South Korea, Japan hold first security talks for five years

SEOUL (AFP) - South Korea and Japan on Tuesday held their first high-level security talks in more than five years despite simmering tensions over territorial and historical disputes.

The resumption of the so-called "2+2" talks involving senior foreign ministry and defence officials represented a slow thaw in practical diplomatic contacts despite a glacial rift in the overall relationship.

South Korean officials said the meeting, last held in 2009, covered regional security, defence policies and cooperation, but refused to disclose any further details.

The talks came at a particularly sensitive time as the region prepares to mark the 70th anniversary of the end of World War II, and with a rising tide of nationalism in Northeast Asia.

South Korea is closely watching a possible change in defence cooperation guidelines between Japan and the United States following Tokyo's decision to exercise its collective self-defence right.

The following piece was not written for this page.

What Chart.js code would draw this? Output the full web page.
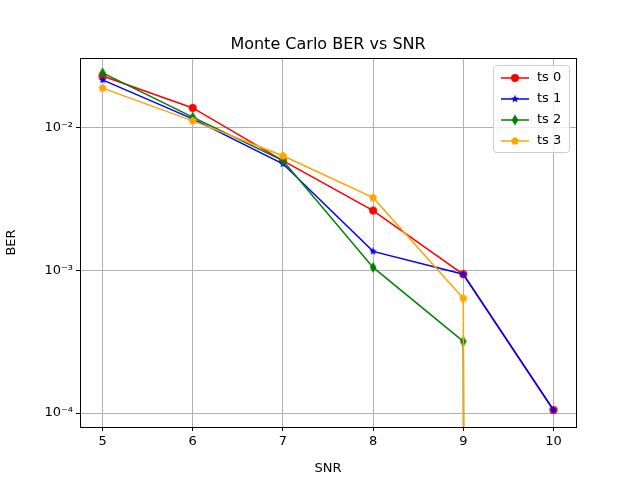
<!DOCTYPE html>
<html><head><script src="https://cdn.jsdelivr.net/npm/chart.js"></script>
<style>body{margin:0}#w{width:640px;height:480px}</style></head>
<body><div id="w"><canvas id="c"></canvas></div>
<script>
const snr=[5,6,7,8,9,10];
const ts0=[0.0231,0.0138,0.0059,0.00263,0.00094,0.000105];
const ts1=[0.0217,0.01156,0.0056,0.00136,0.00094,0.000105];
const ts2=[0.0243,0.0119,0.0059,0.00105,0.000318,0];
const ts3=[0.019,0.0112,0.00637,0.00324,0.000637,0];
const names=['ts 0','ts 1','ts 2','ts 3'];
const colors=['red','blue','green','orange'];
const yTicks=[1e-4,1e-3,1e-2];
const yLabels={'0.0001':'10⁻⁴','0.001':'10⁻³','0.01':'10⁻²'};
const F='"DejaVu Sans"';
function mk(shape,col){const s=14,c=document.createElement('canvas');c.width=s;c.height=s;const g=c.getContext('2d');g.fillStyle=col;g.beginPath();const cx=7,cy=7;
 if(shape==='circle'){g.arc(cx,cy,4,0,7);}
 else if(shape==='star'){for(let i=0;i<10;i++){const r=i%2?1.8:4.2,a=-Math.PI/2+i*Math.PI/5;g.lineTo(cx+r*Math.cos(a),cy+r*Math.sin(a));}}
 else if(shape==='diamond'){g.moveTo(cx,cy-5.5);g.lineTo(cx+3.3,cy);g.lineTo(cx,cy+5.5);g.lineTo(cx-3.3,cy);}
 else {for(let i=0;i<5;i++){const a=-Math.PI/2+i*2*Math.PI/5;g.lineTo(cx+4.2*Math.cos(a),cy+4.2*Math.sin(a));}}
 g.closePath();g.fill();return c;}
const shapes=['circle','star','diamond','pentagon'];
const marks=shapes.map((s,i)=>mk(s,colors[i]));
const series=[ts0,ts1,ts2,ts3];
const datasets=series.map((d,i)=>({label:names[i],data:d.map((v,j)=>({x:snr[j],y:v>0?v:1e-300})),borderColor:colors[i],backgroundColor:colors[i],borderWidth:1.5,
 pointStyle:marks[i],pointRadius:d.map(v=>v>0?5:0),order:3-i}));
const deco={id:'deco',afterDraw(ch){const g=ch.ctx,a=ch.chartArea;g.save();
 g.strokeStyle='#000';g.lineWidth=1;g.strokeRect(a.left+.5,a.top+.5,a.right-a.left,a.bottom-a.top);
 g.fillStyle='#000';g.font='16px '+F;g.textAlign='center';g.textBaseline='alphabetic';g.fillText('Monte Carlo BER vs SNR',(a.left+a.right)/2,49);
 const bx=493,by=65,bw=76,bh=87;g.fillStyle='rgba(255,255,255,0.8)';g.strokeStyle='#ccc';g.beginPath();g.roundRect(bx+.5,by+.5,bw,bh,3);g.fill();g.stroke();
 g.font='13px '+F;g.textAlign='left';g.textBaseline='middle';
 for(let i=0;i<4;i++){const y=by+13+i*21;g.strokeStyle=colors[i];g.lineWidth=1.5;g.beginPath();g.moveTo(bx+8,y);g.lineTo(bx+36,y);g.stroke();
  g.drawImage(marks[i],bx+22-7,y-7);g.fillStyle='#000';g.fillText(names[i],bx+44,y);}
 g.restore();}};
new Chart(document.getElementById('c'),{type:'line',data:{datasets},plugins:[deco],
options:{responsive:true,maintainAspectRatio:false,animation:false,devicePixelRatio:1,
 layout:{padding:{top:58,right:64,left:0,bottom:0}},
 plugins:{legend:{display:false},tooltip:{enabled:false}},
 scales:{x:{type:'linear',min:4.75,max:10.25,afterBuildTicks:s=>{s.ticks=snr.map(v=>({value:v}))},afterFit:s=>{s.height=53},
   grid:{color:'#b0b0b0',tickColor:'#000',tickLength:4},border:{display:false},
   ticks:{color:'#000',font:{family:F,size:13},padding:3},title:{display:true,text:'SNR',color:'#000',font:{family:F,size:13},padding:{top:2}}},
  y:{type:'logarithmic',min:Math.pow(10,-4.098),max:Math.pow(10,-1.51),afterBuildTicks:s=>{s.ticks=yTicks.map(v=>({value:v}))},afterFit:s=>{s.width=80},
   grid:{color:'#b0b0b0',tickColor:'#000',tickLength:4},border:{display:false},
   ticks:{color:'#000',font:{family:F,size:13},padding:3,callback:v=>yLabels[String(v)]||''},title:{display:true,text:'BER',color:'#000',font:{family:F,size:13},padding:{bottom:4}}}}}});
</script></body></html>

Bilateral ties have always been problematic given the bitter legacy of Japan's 1910-45 rule over the Korean peninsula.

Seoul feels Tokyo has yet to fully atone for the excesses of its colonial rule and the forced recruitment of Korean women to wartime military brothels.

More recently, Tokyo has angered Seoul with renewed claims to a tiny set of South Korean-controlled islets, which have been the focus of a decades-old sovereignty row.

The foreign ministers of South Korea, China and Japan met in Seoul last month and pledged to work towards a trilateral leadership summit at "the earliest" opportunity, but observers say such a meet is unlikely in the short term.

South Korean President Park Geun Hye and Chinese President Xi Jinping have already held two fruitful bilateral summits.

But Park has refused to sit down one-on-one with Japanese Prime Minister Shinzo Abe, while Xi has only managed a brief meeting with Abe on the sidelines of an APEC gathering in Beijing last year.

The rift between Seoul and Tokyo is particularly disturbing for the United States, which wants its two key military allies in Asia to be united in the face of an increasingly assertive China.